You really can’t go wrong because it’s all wonderful but in case you want to cruise…
In the North
On the northwestern coast around the area of Sassari and Alghero, you can find the island of Asinara, a nature preserve, lined with isolated sandy beaches and Alghero where the inhabitants still speak a medieval version of Catalan, a relic of more than 800 years of domination by the Kingdom of Aragon and later the Kingdom of Castille and Leon. Here in Alghero, walking beside the ramparts along the sea, a gentle Maestrale breeze blowing, sheik restaurants along the walls of the city and enjoying all the charms of the old part of the city is one of the most beautiful feelings that one can experience on the island. Sassari, is the second largest city in Sardinia and holds an important part in Sardinian history as well as the identity of the people of Northern Sardinia. You can follow the coastal road from Alghero to Bosa, the Florence of Sardinia, where a gentle river connects the town to the sea and seems like something out of a movie with the houses painted in various colors on a mountainside with a large castle dominating from above. Here you can rent a bike, ride to the beach and relax the afternoons away in a charming plaza far away from the crowds and tourist traps of the Italian Peninsula.

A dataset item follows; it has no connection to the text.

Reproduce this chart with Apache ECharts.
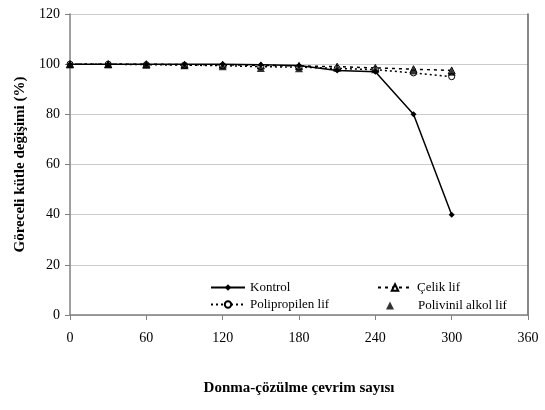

From Sassari following the northern coast you arrive to the Costa Esmeralda where Italia’s richest have their summer homes and the location of Sardinia’s most famous beaches. People come from all around to see the amazing color of the water here. This entire region is protected under the Mediterraneans largest marine nature reserve, The Bocche di Bonifacio, in an international effort to help preserve the pristine state of the turquoise waters that are found in the Strait of Bonifaccio. In Santa Teresa of Gallura you can catch a boat to Bonifacio in beautiful Corsica. The capital of this region is Olbia, home to fantastic views of the Maddelena Archipelago and departing port for boats to Genoa and Pisa and the portal to the zone of Nuoro and the Eastern Coast of Sardinia.
From Nuoro, the capital of the province, you can find entry into the mountain region of La Barbagia. From Nuoro to the islands’s highest mountain Gennargentu, 6000 ft or 1600 meters high, we go through the Wild West of the island. Here has always been a place apart, ever since the Nuraghic people found refugee here 2000 years ago from Roman invaders.

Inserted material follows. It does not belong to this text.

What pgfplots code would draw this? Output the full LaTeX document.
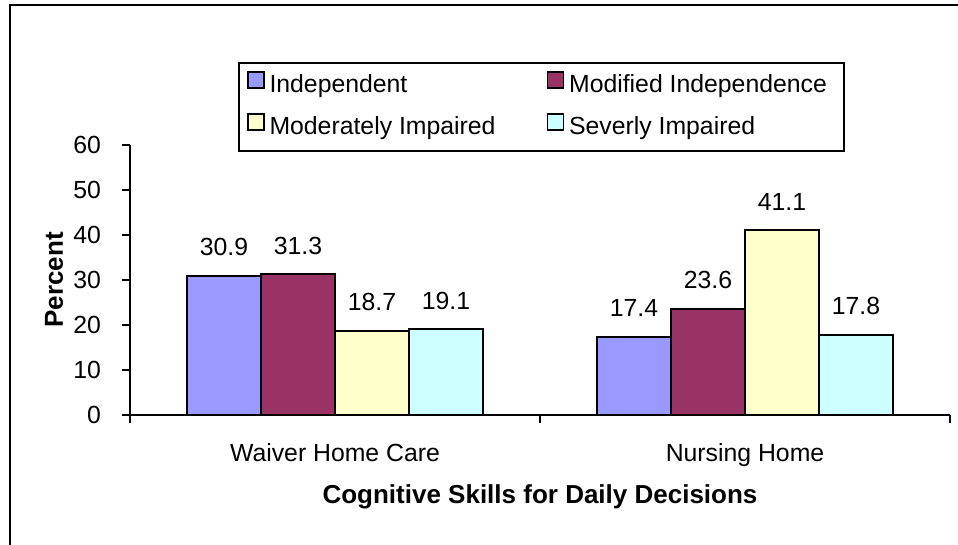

Long thought of by Sardinians as a dangerous place to visit, the people of Barbagia in some places still continue to live according to the code of their clan and some villages govern themselves even without a mayor or any governing body, settling all affairs according to their traditions and customs. The area is also home to great hiking trails, wine, cuisine and many of the villages are filled with beautiful murals on the walls of the houses, an open-air museum where popular art celebrates the lives of these people. If you are interested you can discover the intact Nuraghic village of Tiscali or the beautiful valleys of Oliena.
You can drive all the way from Olbia to the southern part of the island and while the northern coast is rapidly being developed, here in Ogliastra there are long stretches of natural beaches where the only way to get access is to arrive by boat or a two hour walk through the woods to the beach. In the zones of Dorgali or Baunei, we find Sardinia’s perhaps most picturesque beaches where you can lose yourself and relax the day away putting your feet in the sand and enjoying the peace of the world around you. For those adventure lovers out there, you can camp on the beaches as long as you like, as long as you don’t use a tent or make a fire you are perfectly free to sleep on the beach.
Southern Sardinia is home to the biggest city, Cagliari, where you can walk through the old city, see the medieval gates, eat a delicious meal on a side street of Via Roma or enjoy the fine shopping of a European city. To the west of Cagliari, are the beaches of Chia, Teluada and on ahead the lovely island of Sant Antioco, where a particular culture has developed here when a group of Genovans were exiled here and merged with the Arab and Sardinian cultures that existed on the island. “The island in the south of Sardinia is still a world apart where you can enjoy dream-like beaches and lose yourself in perfumes of the wild scrub of the Mediterranean. Sant Antioco is famous for its bread, bisso and the tuna harvest where it’s still caught by hand where men wade into the sea with enormous nets and a fascinating place that is still waiting to be discovered.
Along the SW coast, aside from great beaches there are these spectacular points of interest along the old mining ports. Porto Flavia, holds this spectacular view and let’s visitors discover for themselves the old gallerys and stories of the mining history.